Directive: Return the data exactly, with all pictures removed.

Start of Excerpted records

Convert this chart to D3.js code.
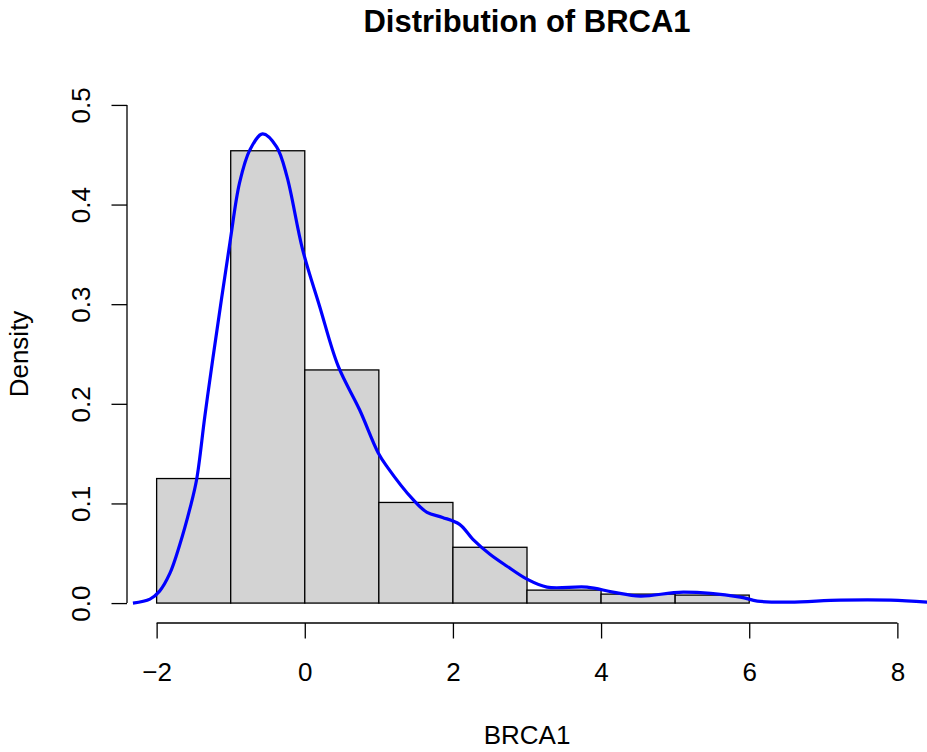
<!DOCTYPE html>
<html>
<head>
<meta charset="utf-8">
<script src="https://d3js.org/d3.v7.min.js"></script>
<style>
  body { margin: 0; background: #fff; }
  text { font-family: "Liberation Sans", Arial, sans-serif; fill: #000; }
</style>
</head>
<body>
<script>
// histogram bins (density scale)
var binStarts = [-2, -1, 0, 1, 2, 3, 4, 5];
var binWidth = 1;
var binDensity = [0.125, 0.454, 0.234, 0.101, 0.056, 0.013, 0.009, 0.008];

// kernel density curve
var densX = [-2.32, -2.09, -1.96, -1.82, -1.69, -1.55, -1.46, -1.35, -1.24, -1.01,
             -0.88, -0.74, -0.57, -0.38, -0.24, -0.03, 0.20, 0.45, 0.74, 0.99,
             1.11, 1.46, 1.65, 1.86, 2.09, 2.27, 2.50, 2.73, 3.00, 3.27,
             3.81, 4.16, 4.53, 5.11, 5.88, 6.11, 6.55, 7.23, 7.91, 8.41];
var densY = [0.000, 0.004, 0.012, 0.030, 0.058, 0.095, 0.124, 0.187, 0.246, 0.362,
             0.422, 0.455, 0.471, 0.458, 0.428, 0.355, 0.298, 0.238, 0.194, 0.151,
             0.137, 0.104, 0.091, 0.086, 0.079, 0.064, 0.049, 0.037, 0.024, 0.016,
             0.016, 0.011, 0.007, 0.011, 0.006, 0.002, 0.001, 0.003, 0.003, 0.001];

var xTicks = [-2, 0, 2, 4, 6, 8];
var yTicks = [0, 0.1, 0.2, 0.3, 0.4, 0.5];

var width = 927, height = 752;
var plotLeft = 127, plotRight = 927, plotTop = 85, plotBottom = 623;

var x = d3.scaleLinear().domain([-2.4, 8.4]).range([plotLeft, plotRight]);
var y = d3.scaleLinear().domain([-0.02, 0.52]).range([plotBottom, plotTop]);

var svg = d3.select("body").append("svg")
    .attr("width", width)
    .attr("height", height);

svg.append("defs").append("clipPath").attr("id", "plotclip")
  .append("rect")
    .attr("x", plotLeft).attr("y", plotTop)
    .attr("width", plotRight - plotLeft).attr("height", plotBottom - plotTop);

// bars
svg.append("g")
  .selectAll("rect")
  .data(binStarts)
  .enter().append("rect")
    .attr("x", function (d) { return x(d); })
    .attr("y", function (d, i) { return y(binDensity[i]); })
    .attr("width", function (d) { return x(d + binWidth) - x(d); })
    .attr("height", function (d, i) { return y(0) - y(binDensity[i]); })
    .attr("fill", "#d3d3d3")
    .attr("stroke", "#000")
    .attr("stroke-width", 1.3);

// density line
var line = d3.line()
    .x(function (d) { return x(d[0]); })
    .y(function (d) { return y(d[1]); })
    .curve(d3.curveCatmullRom.alpha(0.5));

svg.append("path")
    .datum(d3.zip(densX, densY))
    .attr("clip-path", "url(#plotclip)")
    .attr("d", line)
    .attr("fill", "none")
    .attr("stroke", "#0000ff")
    .attr("stroke-width", 3.2);

// x axis
var xAxis = svg.append("g")
    .attr("transform", "translate(0," + plotBottom + ")")
    .call(d3.axisBottom(x).tickValues(xTicks).tickSize(15.5).tickSizeOuter(0)
          .tickFormat(function (d) { return d < 0 ? "\u2212" + Math.abs(d) : d; }));
xAxis.select(".domain").attr("d", "M" + x(-2) + ",0H" + x(8));
xAxis.selectAll("line, path").attr("stroke", "#000").attr("stroke-width", 1.3);
xAxis.selectAll("text")
    .attr("y", 58).attr("dy", null)
    .style("font-size", "26px")
    .style("font-family", "Liberation Sans, Arial, sans-serif");

// y axis, labels rotated like R's default las=0
var yAxis = svg.append("g")
    .attr("transform", "translate(" + plotLeft + ",0)")
    .call(d3.axisLeft(y).tickValues(yTicks).tickSize(15.5).tickSizeOuter(0)
          .tickFormat(d3.format(".1f")));
yAxis.select(".domain").attr("d", "M0," + y(0) + "V" + y(0.5));
yAxis.selectAll("line, path").attr("stroke", "#000").attr("stroke-width", 1.3);
yAxis.selectAll("text")
    .attr("x", null).attr("dy", null).attr("y", 0)
    .attr("transform", "translate(-37,0) rotate(-90)")
    .attr("text-anchor", "middle")
    .style("font-size", "26px")
    .style("font-family", "Liberation Sans, Arial, sans-serif");

// titles
svg.append("text")
    .attr("x", (plotLeft + plotRight) / 2).attr("y", 32)
    .attr("text-anchor", "middle")
    .style("font-size", "31px").style("font-weight", "bold")
    .text("Distribution of BRCA1");

svg.append("text")
    .attr("x", (plotLeft + plotRight) / 2).attr("y", 744)
    .attr("text-anchor", "middle")
    .style("font-size", "26px")
    .text("BRCA1");

svg.append("text")
    .attr("transform", "translate(28," + ((plotTop + plotBottom) / 2) + ") rotate(-90)")
    .attr("text-anchor", "middle")
    .style("font-size", "26px")
    .text("Density");
</script>
</body>
</html>
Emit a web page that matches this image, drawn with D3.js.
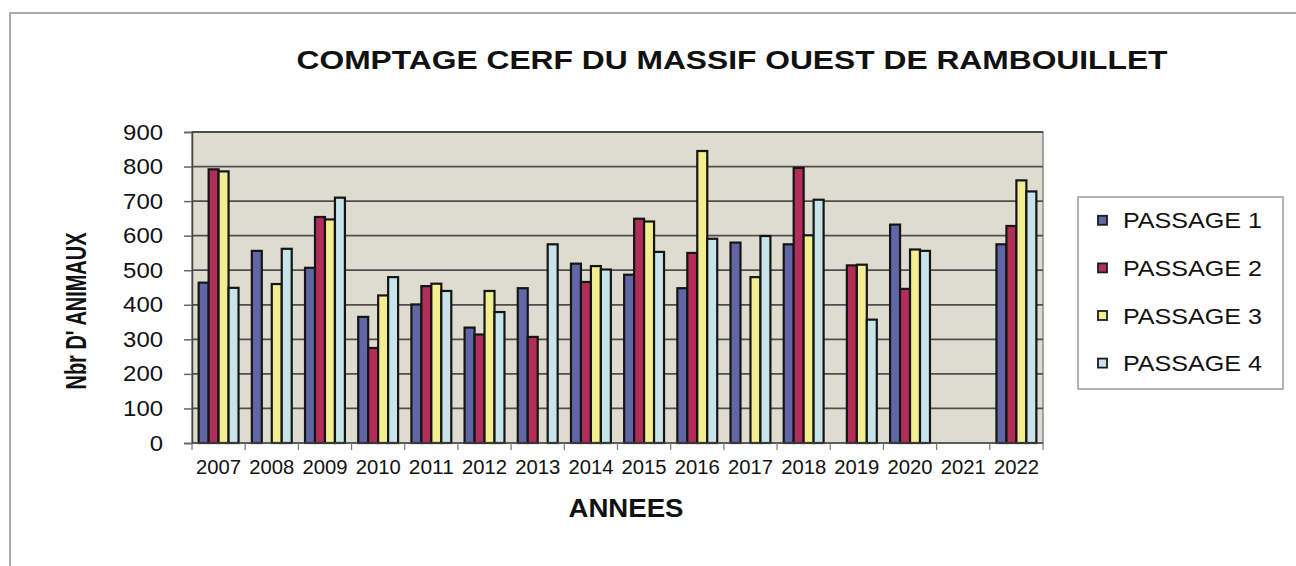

End of Excerpted records

Task output:
Convert this chart to D3.js code.
<!DOCTYPE html>
<html>
<head>
<meta charset="utf-8">
<script src="https://d3js.org/d3.v7.min.js"></script>
<style>
  body { margin: 0; background: #fff; }
  text { font-family: "Liberation Sans", Arial, sans-serif; fill: #000; }
</style>
</head>
<body>
<script>
// histogram bins (density scale)
var binStarts = [-2, -1, 0, 1, 2, 3, 4, 5];
var binWidth = 1;
var binDensity = [0.125, 0.454, 0.234, 0.101, 0.056, 0.013, 0.009, 0.008];

// kernel density curve
var densX = [-2.32, -2.09, -1.96, -1.82, -1.69, -1.55, -1.46, -1.35, -1.24, -1.01,
             -0.88, -0.74, -0.57, -0.38, -0.24, -0.03, 0.20, 0.45, 0.74, 0.99,
             1.11, 1.46, 1.65, 1.86, 2.09, 2.27, 2.50, 2.73, 3.00, 3.27,
             3.81, 4.16, 4.53, 5.11, 5.88, 6.11, 6.55, 7.23, 7.91, 8.41];
var densY = [0.000, 0.004, 0.012, 0.030, 0.058, 0.095, 0.124, 0.187, 0.246, 0.362,
             0.422, 0.455, 0.471, 0.458, 0.428, 0.355, 0.298, 0.238, 0.194, 0.151,
             0.137, 0.104, 0.091, 0.086, 0.079, 0.064, 0.049, 0.037, 0.024, 0.016,
             0.016, 0.011, 0.007, 0.011, 0.006, 0.002, 0.001, 0.003, 0.003, 0.001];

var xTicks = [-2, 0, 2, 4, 6, 8];
var yTicks = [0, 0.1, 0.2, 0.3, 0.4, 0.5];

var width = 927, height = 752;
var plotLeft = 127, plotRight = 927, plotTop = 85, plotBottom = 623;

var x = d3.scaleLinear().domain([-2.4, 8.4]).range([plotLeft, plotRight]);
var y = d3.scaleLinear().domain([-0.02, 0.52]).range([plotBottom, plotTop]);

var svg = d3.select("body").append("svg")
    .attr("width", width)
    .attr("height", height);

svg.append("defs").append("clipPath").attr("id", "plotclip")
  .append("rect")
    .attr("x", plotLeft).attr("y", plotTop)
    .attr("width", plotRight - plotLeft).attr("height", plotBottom - plotTop);

// bars
svg.append("g")
  .selectAll("rect")
  .data(binStarts)
  .enter().append("rect")
    .attr("x", function (d) { return x(d); })
    .attr("y", function (d, i) { return y(binDensity[i]); })
    .attr("width", function (d) { return x(d + binWidth) - x(d); })
    .attr("height", function (d, i) { return y(0) - y(binDensity[i]); })
    .attr("fill", "#d3d3d3")
    .attr("stroke", "#000")
    .attr("stroke-width", 1.3);

// density line
var line = d3.line()
    .x(function (d) { return x(d[0]); })
    .y(function (d) { return y(d[1]); })
    .curve(d3.curveCatmullRom.alpha(0.5));

svg.append("path")
    .datum(d3.zip(densX, densY))
    .attr("clip-path", "url(#plotclip)")
    .attr("d", line)
    .attr("fill", "none")
    .attr("stroke", "#0000ff")
    .attr("stroke-width", 3.2);

// x axis
var xAxis = svg.append("g")
    .attr("transform", "translate(0," + plotBottom + ")")
    .call(d3.axisBottom(x).tickValues(xTicks).tickSize(15.5).tickSizeOuter(0)
          .tickFormat(function (d) { return d < 0 ? "\u2212" + Math.abs(d) : d; }));
xAxis.select(".domain").attr("d", "M" + x(-2) + ",0H" + x(8));
xAxis.selectAll("line, path").attr("stroke", "#000").attr("stroke-width", 1.3);
xAxis.selectAll("text")
    .attr("y", 58).attr("dy", null)
    .style("font-size", "26px")
    .style("font-family", "Liberation Sans, Arial, sans-serif");

// y axis, labels rotated like R's default las=0
var yAxis = svg.append("g")
    .attr("transform", "translate(" + plotLeft + ",0)")
    .call(d3.axisLeft(y).tickValues(yTicks).tickSize(15.5).tickSizeOuter(0)
          .tickFormat(d3.format(".1f")));
yAxis.select(".domain").attr("d", "M0," + y(0) + "V" + y(0.5));
yAxis.selectAll("line, path").attr("stroke", "#000").attr("stroke-width", 1.3);
yAxis.selectAll("text")
    .attr("x", null).attr("dy", null).attr("y", 0)
    .attr("transform", "translate(-37,0) rotate(-90)")
    .attr("text-anchor", "middle")
    .style("font-size", "26px")
    .style("font-family", "Liberation Sans, Arial, sans-serif");

// titles
svg.append("text")
    .attr("x", (plotLeft + plotRight) / 2).attr("y", 32)
    .attr("text-anchor", "middle")
    .style("font-size", "31px").style("font-weight", "bold")
    .text("Distribution of BRCA1");

svg.append("text")
    .attr("x", (plotLeft + plotRight) / 2).attr("y", 744)
    .attr("text-anchor", "middle")
    .style("font-size", "26px")
    .text("BRCA1");

svg.append("text")
    .attr("transform", "translate(28," + ((plotTop + plotBottom) / 2) + ") rotate(-90)")
    .attr("text-anchor", "middle")
    .style("font-size", "26px")
    .text("Density");
</script>
</body>
</html>
Emit a web page that matches this image, drawn with D3.js.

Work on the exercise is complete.